§ **AIM**
Return the listing below unchanged, minus its pictures.

§ **DATASET SECTION**
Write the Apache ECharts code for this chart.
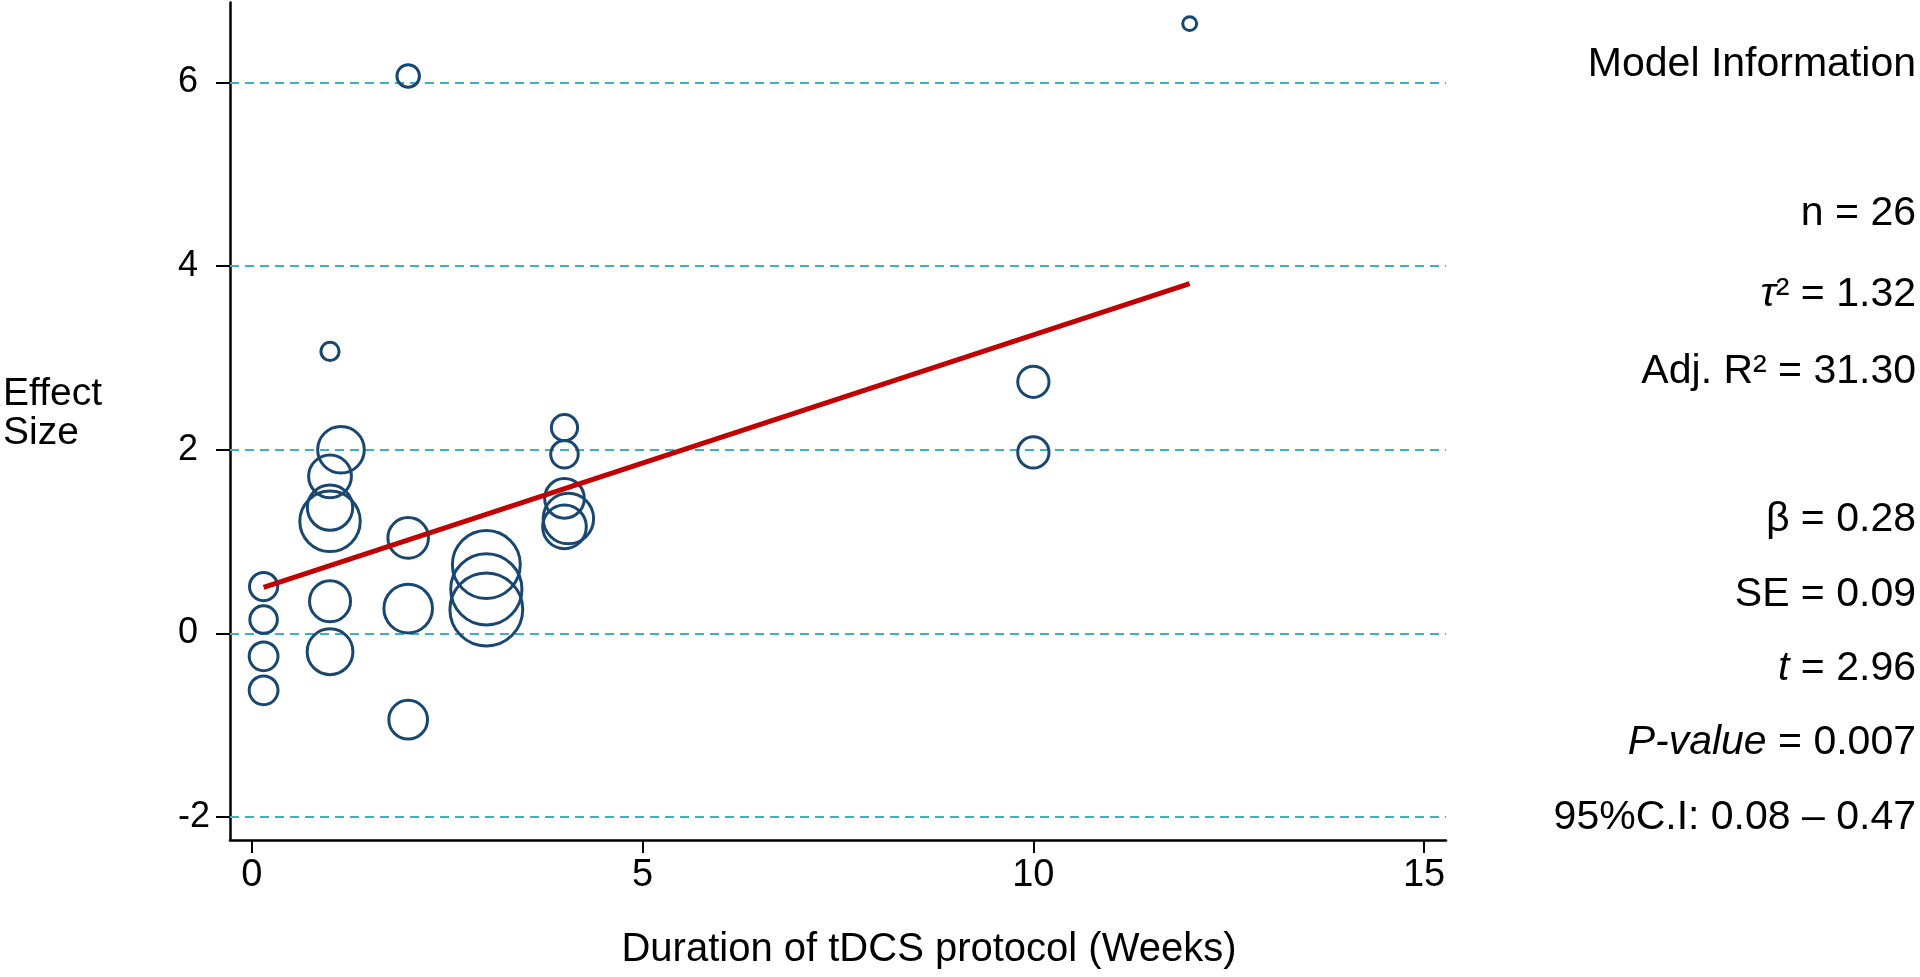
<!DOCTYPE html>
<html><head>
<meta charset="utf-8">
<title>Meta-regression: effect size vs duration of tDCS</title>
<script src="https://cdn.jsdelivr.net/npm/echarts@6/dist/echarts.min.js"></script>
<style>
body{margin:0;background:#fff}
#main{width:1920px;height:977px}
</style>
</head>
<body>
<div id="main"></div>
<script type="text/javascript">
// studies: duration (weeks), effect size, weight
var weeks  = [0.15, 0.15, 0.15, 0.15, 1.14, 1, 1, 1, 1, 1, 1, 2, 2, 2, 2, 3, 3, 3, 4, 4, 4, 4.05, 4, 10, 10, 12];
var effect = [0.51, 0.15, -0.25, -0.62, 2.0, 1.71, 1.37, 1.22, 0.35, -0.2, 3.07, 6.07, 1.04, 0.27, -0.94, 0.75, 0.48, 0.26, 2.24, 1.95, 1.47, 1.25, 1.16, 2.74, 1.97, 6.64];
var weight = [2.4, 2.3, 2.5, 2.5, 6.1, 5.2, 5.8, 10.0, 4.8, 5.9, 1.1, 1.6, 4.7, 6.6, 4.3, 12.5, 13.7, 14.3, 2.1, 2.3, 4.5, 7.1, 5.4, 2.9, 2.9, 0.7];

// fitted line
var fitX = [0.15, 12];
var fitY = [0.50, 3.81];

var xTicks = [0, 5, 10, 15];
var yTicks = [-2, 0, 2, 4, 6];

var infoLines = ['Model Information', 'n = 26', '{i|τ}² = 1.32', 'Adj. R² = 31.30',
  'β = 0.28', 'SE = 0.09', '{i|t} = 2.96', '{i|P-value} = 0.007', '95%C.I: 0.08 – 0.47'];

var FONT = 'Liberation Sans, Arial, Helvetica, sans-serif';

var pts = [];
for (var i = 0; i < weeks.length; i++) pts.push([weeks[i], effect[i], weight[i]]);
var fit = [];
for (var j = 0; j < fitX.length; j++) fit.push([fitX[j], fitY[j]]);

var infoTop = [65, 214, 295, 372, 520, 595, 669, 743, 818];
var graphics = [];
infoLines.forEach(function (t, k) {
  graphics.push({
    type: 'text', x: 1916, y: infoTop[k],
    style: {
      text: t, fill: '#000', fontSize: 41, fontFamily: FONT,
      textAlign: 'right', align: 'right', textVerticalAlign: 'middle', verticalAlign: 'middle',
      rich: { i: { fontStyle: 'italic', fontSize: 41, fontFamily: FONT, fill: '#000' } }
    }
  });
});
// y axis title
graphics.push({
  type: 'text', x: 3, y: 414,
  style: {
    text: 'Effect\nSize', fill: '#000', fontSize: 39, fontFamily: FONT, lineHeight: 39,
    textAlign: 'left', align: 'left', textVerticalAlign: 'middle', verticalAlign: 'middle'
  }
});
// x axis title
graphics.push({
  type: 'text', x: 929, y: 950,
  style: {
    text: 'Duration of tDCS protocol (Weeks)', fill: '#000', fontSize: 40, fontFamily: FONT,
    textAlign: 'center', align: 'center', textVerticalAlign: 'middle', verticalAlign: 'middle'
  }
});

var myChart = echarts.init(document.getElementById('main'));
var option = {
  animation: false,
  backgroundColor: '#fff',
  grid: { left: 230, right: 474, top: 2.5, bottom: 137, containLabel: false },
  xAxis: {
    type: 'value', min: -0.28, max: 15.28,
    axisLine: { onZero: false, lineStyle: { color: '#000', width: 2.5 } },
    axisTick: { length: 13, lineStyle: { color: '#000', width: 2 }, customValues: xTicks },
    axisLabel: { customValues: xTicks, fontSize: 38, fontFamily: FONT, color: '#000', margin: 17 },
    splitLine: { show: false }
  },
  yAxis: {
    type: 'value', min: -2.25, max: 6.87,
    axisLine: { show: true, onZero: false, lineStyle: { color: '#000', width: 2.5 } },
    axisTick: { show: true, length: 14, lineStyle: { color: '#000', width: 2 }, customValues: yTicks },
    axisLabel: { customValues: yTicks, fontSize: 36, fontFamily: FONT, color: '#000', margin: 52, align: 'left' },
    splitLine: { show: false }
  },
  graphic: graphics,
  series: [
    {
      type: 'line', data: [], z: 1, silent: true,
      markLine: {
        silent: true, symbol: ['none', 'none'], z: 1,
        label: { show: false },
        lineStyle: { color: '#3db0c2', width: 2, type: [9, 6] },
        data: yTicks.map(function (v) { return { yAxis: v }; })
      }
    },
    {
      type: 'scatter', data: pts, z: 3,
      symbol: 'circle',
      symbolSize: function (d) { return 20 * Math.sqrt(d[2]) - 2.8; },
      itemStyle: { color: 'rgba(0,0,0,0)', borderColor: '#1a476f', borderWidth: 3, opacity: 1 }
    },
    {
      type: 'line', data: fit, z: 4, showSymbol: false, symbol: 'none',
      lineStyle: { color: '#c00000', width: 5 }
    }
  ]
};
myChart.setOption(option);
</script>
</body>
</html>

§ **COMPLETE OUTPUT**
Write the Apache ECharts code for this chart.
<!DOCTYPE html>
<html><head>
<meta charset="utf-8">
<title>Meta-regression: effect size vs duration of tDCS</title>
<script src="https://cdn.jsdelivr.net/npm/echarts@6/dist/echarts.min.js"></script>
<style>
body{margin:0;background:#fff}
#main{width:1920px;height:977px}
</style>
</head>
<body>
<div id="main"></div>
<script type="text/javascript">
// studies: duration (weeks), effect size, weight
var weeks  = [0.15, 0.15, 0.15, 0.15, 1.14, 1, 1, 1, 1, 1, 1, 2, 2, 2, 2, 3, 3, 3, 4, 4, 4, 4.05, 4, 10, 10, 12];
var effect = [0.51, 0.15, -0.25, -0.62, 2.0, 1.71, 1.37, 1.22, 0.35, -0.2, 3.07, 6.07, 1.04, 0.27, -0.94, 0.75, 0.48, 0.26, 2.24, 1.95, 1.47, 1.25, 1.16, 2.74, 1.97, 6.64];
var weight = [2.4, 2.3, 2.5, 2.5, 6.1, 5.2, 5.8, 10.0, 4.8, 5.9, 1.1, 1.6, 4.7, 6.6, 4.3, 12.5, 13.7, 14.3, 2.1, 2.3, 4.5, 7.1, 5.4, 2.9, 2.9, 0.7];

// fitted line
var fitX = [0.15, 12];
var fitY = [0.50, 3.81];

var xTicks = [0, 5, 10, 15];
var yTicks = [-2, 0, 2, 4, 6];

var infoLines = ['Model Information', 'n = 26', '{i|τ}² = 1.32', 'Adj. R² = 31.30',
  'β = 0.28', 'SE = 0.09', '{i|t} = 2.96', '{i|P-value} = 0.007', '95%C.I: 0.08 – 0.47'];

var FONT = 'Liberation Sans, Arial, Helvetica, sans-serif';

var pts = [];
for (var i = 0; i < weeks.length; i++) pts.push([weeks[i], effect[i], weight[i]]);
var fit = [];
for (var j = 0; j < fitX.length; j++) fit.push([fitX[j], fitY[j]]);

var infoTop = [65, 214, 295, 372, 520, 595, 669, 743, 818];
var graphics = [];
infoLines.forEach(function (t, k) {
  graphics.push({
    type: 'text', x: 1916, y: infoTop[k],
    style: {
      text: t, fill: '#000', fontSize: 41, fontFamily: FONT,
      textAlign: 'right', align: 'right', textVerticalAlign: 'middle', verticalAlign: 'middle',
      rich: { i: { fontStyle: 'italic', fontSize: 41, fontFamily: FONT, fill: '#000' } }
    }
  });
});
// y axis title
graphics.push({
  type: 'text', x: 3, y: 414,
  style: {
    text: 'Effect\nSize', fill: '#000', fontSize: 39, fontFamily: FONT, lineHeight: 39,
    textAlign: 'left', align: 'left', textVerticalAlign: 'middle', verticalAlign: 'middle'
  }
});
// x axis title
graphics.push({
  type: 'text', x: 929, y: 950,
  style: {
    text: 'Duration of tDCS protocol (Weeks)', fill: '#000', fontSize: 40, fontFamily: FONT,
    textAlign: 'center', align: 'center', textVerticalAlign: 'middle', verticalAlign: 'middle'
  }
});

var myChart = echarts.init(document.getElementById('main'));
var option = {
  animation: false,
  backgroundColor: '#fff',
  grid: { left: 230, right: 474, top: 2.5, bottom: 137, containLabel: false },
  xAxis: {
    type: 'value', min: -0.28, max: 15.28,
    axisLine: { onZero: false, lineStyle: { color: '#000', width: 2.5 } },
    axisTick: { length: 13, lineStyle: { color: '#000', width: 2 }, customValues: xTicks },
    axisLabel: { customValues: xTicks, fontSize: 38, fontFamily: FONT, color: '#000', margin: 17 },
    splitLine: { show: false }
  },
  yAxis: {
    type: 'value', min: -2.25, max: 6.87,
    axisLine: { show: true, onZero: false, lineStyle: { color: '#000', width: 2.5 } },
    axisTick: { show: true, length: 14, lineStyle: { color: '#000', width: 2 }, customValues: yTicks },
    axisLabel: { customValues: yTicks, fontSize: 36, fontFamily: FONT, color: '#000', margin: 52, align: 'left' },
    splitLine: { show: false }
  },
  graphic: graphics,
  series: [
    {
      type: 'line', data: [], z: 1, silent: true,
      markLine: {
        silent: true, symbol: ['none', 'none'], z: 1,
        label: { show: false },
        lineStyle: { color: '#3db0c2', width: 2, type: [9, 6] },
        data: yTicks.map(function (v) { return { yAxis: v }; })
      }
    },
    {
      type: 'scatter', data: pts, z: 3,
      symbol: 'circle',
      symbolSize: function (d) { return 20 * Math.sqrt(d[2]) - 2.8; },
      itemStyle: { color: 'rgba(0,0,0,0)', borderColor: '#1a476f', borderWidth: 3, opacity: 1 }
    },
    {
      type: 'line', data: fit, z: 4, showSymbol: false, symbol: 'none',
      lineStyle: { color: '#c00000', width: 5 }
    }
  ]
};
myChart.setOption(option);
</script>
</body>
</html>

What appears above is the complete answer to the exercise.